Law, medicine, nursing, and various other fields may be attractive, but they aren't nearly as open as technology to people who don't have a current right to live and work in the US. Programming isn't locked down by regulatory bodies (which in many ways are cartels backed by government), whereas the US government has gone a step further to open programming and technology to international workers through the creation of specialized visa programs.

Although there is a greater cultural emphasis on STEM education outside the US, my guess that this is still partly a response to the relative difficulty in accessing international labor markets. Studying STEM is more favorable if you're looking outside your borders, whereas law, medicine, whereas the more tightly regulated "professions" are more attractive if you're generally looking inside your borders.

Best reason I've heard is as women get more choices in life they choose careers they want to do over careers based on income and jobs.

That's the only thing I can see that explains the data. It's not that women (as a statistical group) can't code; it's that they don't want to, and when they feel financially secure they don't.

tl;dr > [Computers] were marketed almost entirely to men and boys.

This certainly isn't a groundbreaking sentiment.
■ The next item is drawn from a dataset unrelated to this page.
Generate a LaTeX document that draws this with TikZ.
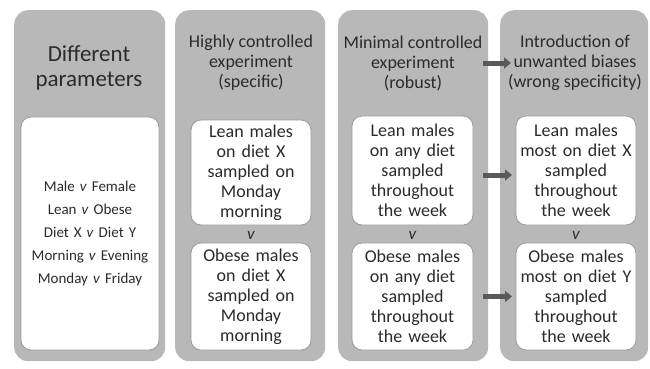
\documentclass[tikz,border=0pt]{standalone}
\usepackage{fontspec}
\setmainfont{Carlito}
\usetikzlibrary{positioning,arrows.meta}
\definecolor{PGray}{HTML}{B8B8B8}
\definecolor{PDark}{HTML}{5A5A5A}
\definecolor{PText}{HTML}{2B2B2B}
\definecolor{PEdge}{HTML}{9A9A9A}
\tikzset{
  colbox/.style={fill=PGray, rounded corners=14pt, minimum width=#1, minimum height=351pt, anchor=north west, inner sep=0pt},
  cellbox/.style={fill=white, draw=PEdge, line width=0.8pt, rounded corners=10pt, minimum width=#1, text width=#1, align=center, inner sep=0pt, text=PText, font=\fontsize{18}{20}\selectfont},
  headtext/.style={align=center, text=PText, font=\fontsize{18}{20}\selectfont},
  vsep/.style={text=PText, font=\fontsize{17}{17}\itshape},
  biasarrow/.style={draw=PDark, line width=5pt, -{Triangle[length=7pt,width=11pt]}}
}
\begin{document}
\begin{tikzpicture}[x=1pt,y=-1pt]
  \useasboundingbox (0,0) rectangle (650,368);
  % grey columns
  \node[colbox=151pt] (col1) at (14,10) {};
  \node[colbox=150pt] (col2) at (175,10) {};
  \node[colbox=150pt] (col3) at (338,10) {};
  \node[colbox=148pt] (col4) at (500,10) {};
  % headings
  \node[headtext, font=\fontsize{23}{25}\selectfont] (head1) at (89,68) {Different\\parameters};
  \node[headtext] (head2) at (251,63) {Highly controlled\\experiment\\(specific)};
  \node[headtext] (head3) at (413,63) {Minimal controlled\\experiment\\(robust)};
  \node[headtext] (head4) at (575,63) {Introduction of\\unwanted biases\\(wrong specificity)};
  % white cells
  \node[cellbox=138pt, minimum height=233pt, font=\fontsize{15}{23}\selectfont] (params) at (90,233.5)
    {Male \textit{v} Female\\Lean \textit{v} Obese\\Diet X \textit{v} Diet Y\\Morning \textit{v} Evening\\Monday \textit{v} Friday};
  \node[cellbox=120pt, minimum height=105pt] (lean2) at (251,172.5) {Lean males\\on diet X\\sampled on\\Monday\\morning};
  \node[cellbox=120pt, minimum height=107pt] (obese2) at (251,296.5) {Obese males\\on diet X\\sampled on\\Monday\\morning};
  \node[cellbox=121pt, minimum height=109pt] (lean3) at (412.5,170.5) {Lean males\\on any diet\\sampled\\throughout\\the week};
  \node[cellbox=121pt, minimum height=107pt] (obese3) at (412.5,296.5) {Obese males\\on any diet\\sampled\\throughout\\the week};
  \node[cellbox=120pt, minimum height=109pt] (lean4) at (576,170.5) {Lean males\\most on diet X\\sampled\\throughout\\the week};
  \node[cellbox=120pt, minimum height=107pt] (obese4) at (576,296.5) {Obese males\\most on diet Y\\sampled\\throughout\\the week};
  % versus marks
  \node[vsep] (vs2) at (251,235) {v};
  \node[vsep] (vs3) at (412.5,235) {v};
  \node[vsep] (vs4) at (576,235) {v};
  % arrows
  \draw[biasarrow] ([xshift=-5pt]col3.east |- head3.center) -- ([xshift=11pt]col4.west |- head3.center);
  \draw[biasarrow] ([xshift=-5pt,yshift=-4.5pt]col3.east |- lean3.center) -- ([xshift=12pt,yshift=-4.5pt]col4.west |- lean3.center);
  \draw[biasarrow] ([xshift=-5pt]col3.east |- obese3.center) -- ([xshift=12pt]col4.west |- obese3.center);
\end{tikzpicture}
\end{document}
There were some interesting points in the article, though:

> [a study found that] families were much more likely to buy computers for boys than for girls — even when their girls were really interested in computers

Which caused the men to be far ahead of women where it came down to experience with computers.

I'm not too confident in the accuracy of the aforementioned study, but if the conclusion was correct, then that would certainly point towards the common "social normality pressure" explanation for women being less common in at least CS.

However, it doesn't really apply in present day as almost every family has a computer, and every student entering college now had access to a PC to work on when they were a teenager.

Nacira Guerroudji-Salavan launched last year a "circle of women in cyber security " in part because she was tending a booth at her kids' highschool and when a girl wanted to check the booth because cyber security interested her, the father said"No, this is for boys, for hackers" This is 2015/2016.

is it me or does it feel like the article stops abruptly?

If these early computers "weren't much more than toys" then how did they (even putting aside that the article didn't give any source that they were really directed to boys) give an advantage to boys using them later in computer science?